As they fingered those postcards with calculation–weighing what would be more convenient?–they missed the possibilities. What would someone far away think and feel as they fingered a stamped, worn, but colorful card with a handwritten note about Paris? Rather than having a keepsake to tape onto their mirror, they would instead have another photo on their phone. Oh joy.

I grew up in a far more tangible and deliberate time. Things, of course, were written on paper and mailed using the postal service. Telephones sat on tables or desks. I remember being suspicious when cordless models were offered, thinking, my god, people will be just walking all over the house having a conversation on the phone. It will be chaos. How prescient I was.

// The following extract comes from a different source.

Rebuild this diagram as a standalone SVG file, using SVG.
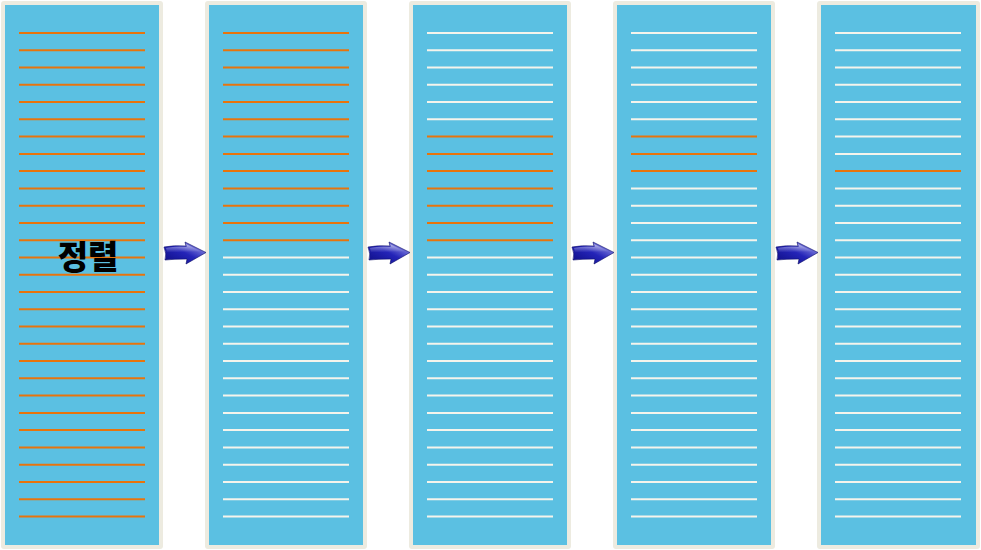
<svg xmlns="http://www.w3.org/2000/svg" xmlns:xlink="http://www.w3.org/1999/xlink" width="981" height="550" viewBox="0 0 981 550">
<style>
.frame{fill:#EDEBE0;}
.body{fill:#5BC0E2;}
.o{stroke:#E8740C;stroke-width:2;}
.w{stroke:#F5F4EC;stroke-width:2;}
.lbl{font-family:"Noto Sans CJK KR","Noto Sans",sans-serif;font-weight:900;font-size:33px;fill:#000;}
</style>
<defs>
<linearGradient id="ag" x1="0" y1="1" x2="1" y2="0">
<stop offset="0" stop-color="#0C0C80"/>
<stop offset="0.5" stop-color="#2424B8"/>
<stop offset="1" stop-color="#B0B0F0"/>
</linearGradient>
<linearGradient id="hl" x1="0" y1="0" x2="0" y2="1">
<stop offset="0" stop-color="#FFFFFF" stop-opacity="0.55"/>
<stop offset="1" stop-color="#FFFFFF" stop-opacity="0"/>
</linearGradient>
<g id="arrow">
<path d="M0,247 Q10,245 22,246 L21,242 L42,252.5 L22,264 L23,259 Q10,259 1,260 Q3,254 0,247 Z" fill="url(#ag)" stroke="#0A0A68" stroke-width="0.6"/>
<path d="M2,248 Q12,246 23,247 L22,244 L37,251.5 Q20,251.5 3,252.5 Z" fill="url(#hl)"/>
</g>
</defs>

<g id="panel1">
<rect class="frame" x="1" y="1" width="162" height="548" rx="3"/>
<rect class="body" x="5" y="5" width="154" height="540"/>
<g class="o">
<line x1="19" x2="145" y1="33" y2="33"/><line x1="19" x2="145" y1="50.3" y2="50.3"/><line x1="19" x2="145" y1="67.5" y2="67.5"/><line x1="19" x2="145" y1="84.8" y2="84.8"/><line x1="19" x2="145" y1="102.1" y2="102.1"/><line x1="19" x2="145" y1="119.3" y2="119.3"/><line x1="19" x2="145" y1="136.6" y2="136.6"/><line x1="19" x2="145" y1="153.9" y2="153.9"/><line x1="19" x2="145" y1="171.1" y2="171.1"/><line x1="19" x2="145" y1="188.4" y2="188.4"/><line x1="19" x2="145" y1="205.7" y2="205.7"/><line x1="19" x2="145" y1="222.9" y2="222.9"/><line x1="19" x2="145" y1="240.2" y2="240.2"/><line x1="19" x2="145" y1="257.5" y2="257.5"/><line x1="19" x2="145" y1="274.7" y2="274.7"/><line x1="19" x2="145" y1="292" y2="292"/><line x1="19" x2="145" y1="309.3" y2="309.3"/><line x1="19" x2="145" y1="326.5" y2="326.5"/><line x1="19" x2="145" y1="343.8" y2="343.8"/><line x1="19" x2="145" y1="361.1" y2="361.1"/><line x1="19" x2="145" y1="378.3" y2="378.3"/><line x1="19" x2="145" y1="395.6" y2="395.6"/><line x1="19" x2="145" y1="412.9" y2="412.9"/><line x1="19" x2="145" y1="430.1" y2="430.1"/><line x1="19" x2="145" y1="447.4" y2="447.4"/><line x1="19" x2="145" y1="464.7" y2="464.7"/><line x1="19" x2="145" y1="481.9" y2="481.9"/><line x1="19" x2="145" y1="499.2" y2="499.2"/><line x1="19" x2="145" y1="516.5" y2="516.5"/>
</g>
<text class="lbl" x="88" y="269" text-anchor="middle">정렬</text>
</g>

<g id="panel2" transform="translate(204,0)">
<rect class="frame" x="1" y="1" width="162" height="548" rx="3"/>
<rect class="body" x="5" y="5" width="154" height="540"/>
<g class="o">
<line x1="19" x2="145" y1="33" y2="33"/><line x1="19" x2="145" y1="50.3" y2="50.3"/><line x1="19" x2="145" y1="67.5" y2="67.5"/><line x1="19" x2="145" y1="84.8" y2="84.8"/><line x1="19" x2="145" y1="102.1" y2="102.1"/><line x1="19" x2="145" y1="119.3" y2="119.3"/><line x1="19" x2="145" y1="136.6" y2="136.6"/><line x1="19" x2="145" y1="153.9" y2="153.9"/><line x1="19" x2="145" y1="171.1" y2="171.1"/><line x1="19" x2="145" y1="188.4" y2="188.4"/><line x1="19" x2="145" y1="205.7" y2="205.7"/><line x1="19" x2="145" y1="222.9" y2="222.9"/><line x1="19" x2="145" y1="240.2" y2="240.2"/>
</g>
<g class="w">
<line x1="19" x2="145" y1="257.5" y2="257.5"/><line x1="19" x2="145" y1="274.7" y2="274.7"/><line x1="19" x2="145" y1="292" y2="292"/><line x1="19" x2="145" y1="309.3" y2="309.3"/><line x1="19" x2="145" y1="326.5" y2="326.5"/><line x1="19" x2="145" y1="343.8" y2="343.8"/><line x1="19" x2="145" y1="361.1" y2="361.1"/><line x1="19" x2="145" y1="378.3" y2="378.3"/><line x1="19" x2="145" y1="395.6" y2="395.6"/><line x1="19" x2="145" y1="412.9" y2="412.9"/><line x1="19" x2="145" y1="430.1" y2="430.1"/><line x1="19" x2="145" y1="447.4" y2="447.4"/><line x1="19" x2="145" y1="464.7" y2="464.7"/><line x1="19" x2="145" y1="481.9" y2="481.9"/><line x1="19" x2="145" y1="499.2" y2="499.2"/><line x1="19" x2="145" y1="516.5" y2="516.5"/>
</g>
</g>

<g id="panel3" transform="translate(408,0)">
<rect class="frame" x="1" y="1" width="162" height="548" rx="3"/>
<rect class="body" x="5" y="5" width="154" height="540"/>
<g class="w">
<line x1="19" x2="145" y1="33" y2="33"/><line x1="19" x2="145" y1="50.3" y2="50.3"/><line x1="19" x2="145" y1="67.5" y2="67.5"/><line x1="19" x2="145" y1="84.8" y2="84.8"/><line x1="19" x2="145" y1="102.1" y2="102.1"/><line x1="19" x2="145" y1="119.3" y2="119.3"/>
</g>
<g class="o">
<line x1="19" x2="145" y1="136.6" y2="136.6"/><line x1="19" x2="145" y1="153.9" y2="153.9"/><line x1="19" x2="145" y1="171.1" y2="171.1"/><line x1="19" x2="145" y1="188.4" y2="188.4"/><line x1="19" x2="145" y1="205.7" y2="205.7"/><line x1="19" x2="145" y1="222.9" y2="222.9"/><line x1="19" x2="145" y1="240.2" y2="240.2"/>
</g>
<g class="w">
<line x1="19" x2="145" y1="257.5" y2="257.5"/><line x1="19" x2="145" y1="274.7" y2="274.7"/><line x1="19" x2="145" y1="292" y2="292"/><line x1="19" x2="145" y1="309.3" y2="309.3"/><line x1="19" x2="145" y1="326.5" y2="326.5"/><line x1="19" x2="145" y1="343.8" y2="343.8"/><line x1="19" x2="145" y1="361.1" y2="361.1"/><line x1="19" x2="145" y1="378.3" y2="378.3"/><line x1="19" x2="145" y1="395.6" y2="395.6"/><line x1="19" x2="145" y1="412.9" y2="412.9"/><line x1="19" x2="145" y1="430.1" y2="430.1"/><line x1="19" x2="145" y1="447.4" y2="447.4"/><line x1="19" x2="145" y1="464.7" y2="464.7"/><line x1="19" x2="145" y1="481.9" y2="481.9"/><line x1="19" x2="145" y1="499.2" y2="499.2"/><line x1="19" x2="145" y1="516.5" y2="516.5"/>
</g>
</g>

<g id="panel4" transform="translate(612,0)">
<rect class="frame" x="1" y="1" width="162" height="548" rx="3"/>
<rect class="body" x="5" y="5" width="154" height="540"/>
<g class="w">
<line x1="19" x2="145" y1="33" y2="33"/><line x1="19" x2="145" y1="50.3" y2="50.3"/><line x1="19" x2="145" y1="67.5" y2="67.5"/><line x1="19" x2="145" y1="84.8" y2="84.8"/><line x1="19" x2="145" y1="102.1" y2="102.1"/><line x1="19" x2="145" y1="119.3" y2="119.3"/>
</g>
<g class="o">
<line x1="19" x2="145" y1="136.6" y2="136.6"/><line x1="19" x2="145" y1="153.9" y2="153.9"/><line x1="19" x2="145" y1="171.1" y2="171.1"/>
</g>
<g class="w">
<line x1="19" x2="145" y1="188.4" y2="188.4"/><line x1="19" x2="145" y1="205.7" y2="205.7"/><line x1="19" x2="145" y1="222.9" y2="222.9"/><line x1="19" x2="145" y1="240.2" y2="240.2"/><line x1="19" x2="145" y1="257.5" y2="257.5"/><line x1="19" x2="145" y1="274.7" y2="274.7"/><line x1="19" x2="145" y1="292" y2="292"/><line x1="19" x2="145" y1="309.3" y2="309.3"/><line x1="19" x2="145" y1="326.5" y2="326.5"/><line x1="19" x2="145" y1="343.8" y2="343.8"/><line x1="19" x2="145" y1="361.1" y2="361.1"/><line x1="19" x2="145" y1="378.3" y2="378.3"/><line x1="19" x2="145" y1="395.6" y2="395.6"/><line x1="19" x2="145" y1="412.9" y2="412.9"/><line x1="19" x2="145" y1="430.1" y2="430.1"/><line x1="19" x2="145" y1="447.4" y2="447.4"/><line x1="19" x2="145" y1="464.7" y2="464.7"/><line x1="19" x2="145" y1="481.9" y2="481.9"/><line x1="19" x2="145" y1="499.2" y2="499.2"/><line x1="19" x2="145" y1="516.5" y2="516.5"/>
</g>
</g>

<g id="panel5" transform="translate(816,0)">
<rect class="frame" x="1" y="1" width="163" height="548" rx="3"/>
<rect class="body" x="5" y="5" width="155" height="540"/>
<g class="w">
<line x1="19" x2="145" y1="33" y2="33"/><line x1="19" x2="145" y1="50.3" y2="50.3"/><line x1="19" x2="145" y1="67.5" y2="67.5"/><line x1="19" x2="145" y1="84.8" y2="84.8"/><line x1="19" x2="145" y1="102.1" y2="102.1"/><line x1="19" x2="145" y1="119.3" y2="119.3"/><line x1="19" x2="145" y1="136.6" y2="136.6"/><line x1="19" x2="145" y1="153.9" y2="153.9"/>
</g>
<g class="o">
<line x1="19" x2="145" y1="171.1" y2="171.1"/>
</g>
<g class="w">
<line x1="19" x2="145" y1="188.4" y2="188.4"/><line x1="19" x2="145" y1="205.7" y2="205.7"/><line x1="19" x2="145" y1="222.9" y2="222.9"/><line x1="19" x2="145" y1="240.2" y2="240.2"/><line x1="19" x2="145" y1="257.5" y2="257.5"/><line x1="19" x2="145" y1="274.7" y2="274.7"/><line x1="19" x2="145" y1="292" y2="292"/><line x1="19" x2="145" y1="309.3" y2="309.3"/><line x1="19" x2="145" y1="326.5" y2="326.5"/><line x1="19" x2="145" y1="343.8" y2="343.8"/><line x1="19" x2="145" y1="361.1" y2="361.1"/><line x1="19" x2="145" y1="378.3" y2="378.3"/><line x1="19" x2="145" y1="395.6" y2="395.6"/><line x1="19" x2="145" y1="412.9" y2="412.9"/><line x1="19" x2="145" y1="430.1" y2="430.1"/><line x1="19" x2="145" y1="447.4" y2="447.4"/><line x1="19" x2="145" y1="464.7" y2="464.7"/><line x1="19" x2="145" y1="481.9" y2="481.9"/><line x1="19" x2="145" y1="499.2" y2="499.2"/><line x1="19" x2="145" y1="516.5" y2="516.5"/>
</g>
</g>

<g id="connectors">
<use xlink:href="#arrow" x="164" y="0"/>
<use xlink:href="#arrow" x="368" y="0"/>
<use xlink:href="#arrow" x="572" y="0"/>
<use xlink:href="#arrow" x="776" y="0"/>
</g>
</svg>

I know that Aristotle had similar laments, certain as he was that the younger generation was idiotic and incompetent, and that the entire world was going to hell in a hand basket. Every generation thinks that.

I don’t go that far. I’m optimistic, but I am wary and concerned about some things: how do we make Old Money fundamentals stick and stay in a cut and paste/cancel and delete world? I am not the first thinker to worry about the fluid, transient, impersonal, and impermanent nature of technology. Its characteristics cannot be absorbed by people without influencing people: convenience corrupts.

Can reading an ebook about Core Values on your electronic device still deliver the enduring impact required to change lives and maintain standards?

Or are we required to return to formats and forums that are more traditional? More brick and mortar? More person to person?

As I think about these things, and as the world opens up, I feel less certain and more driven to reach more people.

I’m just not sure how I’m going to do it.